:: Working data ::
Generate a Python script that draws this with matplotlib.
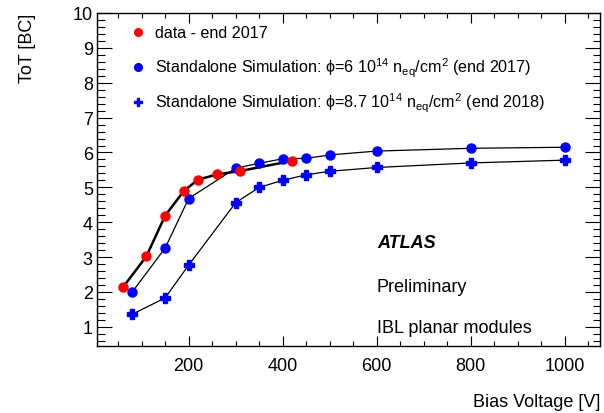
import matplotlib
matplotlib.use('Agg')
import matplotlib.pyplot as plt
from matplotlib.ticker import MultipleLocator

plt.rcParams['font.family'] = ['Liberation Sans', 'DejaVu Sans']
plt.rcParams['mathtext.fontset'] = 'custom'
plt.rcParams['mathtext.rm'] = 'Liberation Sans'
plt.rcParams['mathtext.it'] = 'Liberation Sans:italic'

# data - end 2017
data_v = [60, 110, 150, 190, 220, 260, 310, 420]
data_tot = [2.13, 3.02, 4.19, 4.90, 5.22, 5.37, 5.47, 5.76]

# standalone simulation, phi = 6e14 (end 2017)
sim17_v = [80, 150, 200, 300, 350, 400, 450, 500, 600, 800, 1000]
sim17_tot = [2.0, 3.26, 4.68, 5.55, 5.69, 5.82, 5.83, 5.93, 6.04, 6.12, 6.15]

# standalone simulation, phi = 8.7e14 (end 2018)
sim18_v = [80, 150, 200, 300, 350, 400, 450, 500, 600, 800, 1000]
sim18_tot = [1.36, 1.83, 2.77, 4.56, 5.0, 5.2, 5.36, 5.46, 5.57, 5.70, 5.78]

labels = ['data - end 2017',
          'Standalone Simulation: \u03d5=6 10$^{14}$ n$_{\\rm eq}$/cm$^{2}$ (end 2017)',
          'Standalone Simulation: \u03d5=8.7 10$^{14}$ n$_{\\rm eq}$/cm$^{2}$ (end 2018)']

fig = plt.figure(figsize=(6.04, 4.14), dpi=100)
ax = fig.add_axes([97/604, 1-347/414, 503/604, 333/414])

ax.plot(sim18_v, sim18_tot, color='black', lw=0.9, zorder=2)
ax.plot(sim18_v, sim18_tot, ls='none', marker='P', ms=7, color='#0000ff', mec='#0000ff', zorder=3)
ax.plot(sim17_v, sim17_tot, color='black', lw=0.9, zorder=2)
ax.plot(sim17_v, sim17_tot, ls='none', marker='o', ms=6.5, color='#0000ff', zorder=3)
ax.plot(data_v, data_tot, color='black', lw=1.8, zorder=2)
ax.plot(data_v, data_tot, ls='none', marker='o', ms=6.5, color='#ff0000', zorder=4)

ax.set_xlim(5, 1075)
ax.set_ylim(0.45, 10)

ax.xaxis.set_major_locator(MultipleLocator(200))
ax.xaxis.set_minor_locator(MultipleLocator(50))
ax.yaxis.set_major_locator(MultipleLocator(1))
ax.yaxis.set_minor_locator(MultipleLocator(0.2))
ax.tick_params(which='both', direction='in', top=True, right=True, labelsize=13, width=0.8)
ax.tick_params(axis='x', which='major', length=7.2, pad=8)
ax.tick_params(axis='x', which='minor', length=3.6)
ax.tick_params(axis='y', which='major', length=10.8, pad=3)
ax.tick_params(axis='y', which='minor', length=5.4)
ax.set_xticks([200, 400, 600, 800, 1000])
ax.set_yticks(range(1, 11))
for s in ax.spines.values():
    s.set_linewidth(1.0)

# legend drawn by hand like the ROOT one
leg_y = [33, 68, 103]
leg_style = [dict(marker='o', color='#ff0000', ms=5.5),
             dict(marker='o', color='#0000ff', ms=5.5),
             dict(marker='P', color='#0000ff', ms=5.5)]
for y, lab, st in zip(leg_y, labels, leg_style):
    fy = 1 - y / 414
    fig.lines.append(plt.Line2D([138/604], [fy], transform=fig.transFigure, ls='none', **st))
    fig.text(155/604, fy, lab, fontsize=11.6, va='center', ha='left')

fig.text(377/604, 1-243/414, 'ATLAS', fontsize=13, fontweight='bold', style='italic', va='center')
fig.text(377/604, 1-288/414, 'Preliminary', fontsize=13, va='center')
fig.text(377/604, 1-329/414, 'IBL planar modules', fontsize=13, va='center')

fig.text(600/604, 1-403/414, 'Bias Voltage [V]', fontsize=13, ha='right', va='center')
fig.text(28/604, 1-14/414, 'ToT [BC]', fontsize=13, rotation=90, ha='center', va='top')

fig.savefig('out.png', dpi=100)
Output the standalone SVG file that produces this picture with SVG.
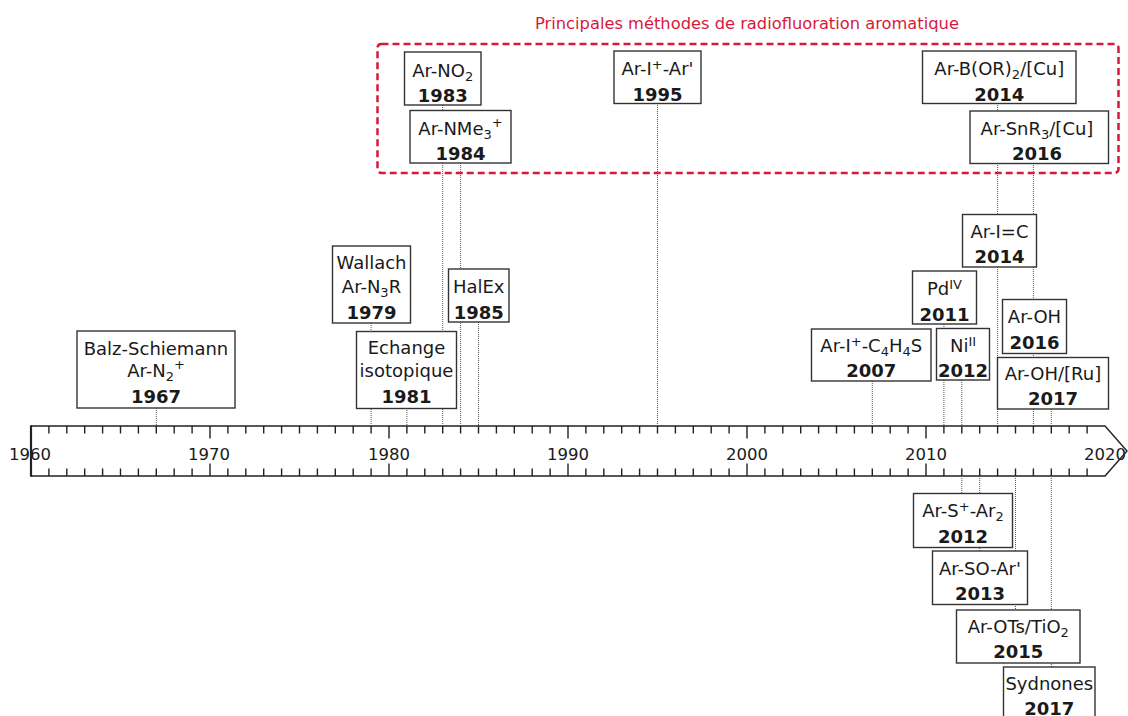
:::
Given instruction: Omit the pictures, then output the rest of the listing exactly.

Full response:
Generate a Python script that draws this with matplotlib.
import matplotlib
matplotlib.use('Agg')
import matplotlib.pyplot as plt
from matplotlib.ticker import MultipleLocator

plt.rcParams['font.family'] = ['Liberation Sans', 'DejaVu Sans']
plt.rcParams['mathtext.fontset'] = 'custom'
plt.rcParams['mathtext.rm'] = 'Liberation Sans'
plt.rcParams['mathtext.it'] = 'Liberation Sans:italic'

# data - end 2017
data_v = [60, 110, 150, 190, 220, 260, 310, 420]
data_tot = [2.13, 3.02, 4.19, 4.90, 5.22, 5.37, 5.47, 5.76]

# standalone simulation, phi = 6e14 (end 2017)
sim17_v = [80, 150, 200, 300, 350, 400, 450, 500, 600, 800, 1000]
sim17_tot = [2.0, 3.26, 4.68, 5.55, 5.69, 5.82, 5.83, 5.93, 6.04, 6.12, 6.15]

# standalone simulation, phi = 8.7e14 (end 2018)
sim18_v = [80, 150, 200, 300, 350, 400, 450, 500, 600, 800, 1000]
sim18_tot = [1.36, 1.83, 2.77, 4.56, 5.0, 5.2, 5.36, 5.46, 5.57, 5.70, 5.78]

labels = ['data - end 2017',
          'Standalone Simulation: \u03d5=6 10$^{14}$ n$_{\\rm eq}$/cm$^{2}$ (end 2017)',
          'Standalone Simulation: \u03d5=8.7 10$^{14}$ n$_{\\rm eq}$/cm$^{2}$ (end 2018)']

fig = plt.figure(figsize=(6.04, 4.14), dpi=100)
ax = fig.add_axes([97/604, 1-347/414, 503/604, 333/414])

ax.plot(sim18_v, sim18_tot, color='black', lw=0.9, zorder=2)
ax.plot(sim18_v, sim18_tot, ls='none', marker='P', ms=7, color='#0000ff', mec='#0000ff', zorder=3)
ax.plot(sim17_v, sim17_tot, color='black', lw=0.9, zorder=2)
ax.plot(sim17_v, sim17_tot, ls='none', marker='o', ms=6.5, color='#0000ff', zorder=3)
ax.plot(data_v, data_tot, color='black', lw=1.8, zorder=2)
ax.plot(data_v, data_tot, ls='none', marker='o', ms=6.5, color='#ff0000', zorder=4)

ax.set_xlim(5, 1075)
ax.set_ylim(0.45, 10)

ax.xaxis.set_major_locator(MultipleLocator(200))
ax.xaxis.set_minor_locator(MultipleLocator(50))
ax.yaxis.set_major_locator(MultipleLocator(1))
ax.yaxis.set_minor_locator(MultipleLocator(0.2))
ax.tick_params(which='both', direction='in', top=True, right=True, labelsize=13, width=0.8)
ax.tick_params(axis='x', which='major', length=7.2, pad=8)
ax.tick_params(axis='x', which='minor', length=3.6)
ax.tick_params(axis='y', which='major', length=10.8, pad=3)
ax.tick_params(axis='y', which='minor', length=5.4)
ax.set_xticks([200, 400, 600, 800, 1000])
ax.set_yticks(range(1, 11))
for s in ax.spines.values():
    s.set_linewidth(1.0)

# legend drawn by hand like the ROOT one
leg_y = [33, 68, 103]
leg_style = [dict(marker='o', color='#ff0000', ms=5.5),
             dict(marker='o', color='#0000ff', ms=5.5),
             dict(marker='P', color='#0000ff', ms=5.5)]
for y, lab, st in zip(leg_y, labels, leg_style):
    fy = 1 - y / 414
    fig.lines.append(plt.Line2D([138/604], [fy], transform=fig.transFigure, ls='none', **st))
    fig.text(155/604, fy, lab, fontsize=11.6, va='center', ha='left')

fig.text(377/604, 1-243/414, 'ATLAS', fontsize=13, fontweight='bold', style='italic', va='center')
fig.text(377/604, 1-288/414, 'Preliminary', fontsize=13, va='center')
fig.text(377/604, 1-329/414, 'IBL planar modules', fontsize=13, va='center')

fig.text(600/604, 1-403/414, 'Bias Voltage [V]', fontsize=13, ha='right', va='center')
fig.text(28/604, 1-14/414, 'ToT [BC]', fontsize=13, rotation=90, ha='center', va='top')

fig.savefig('out.png', dpi=100)
Output the standalone SVG file that produces this picture with SVG.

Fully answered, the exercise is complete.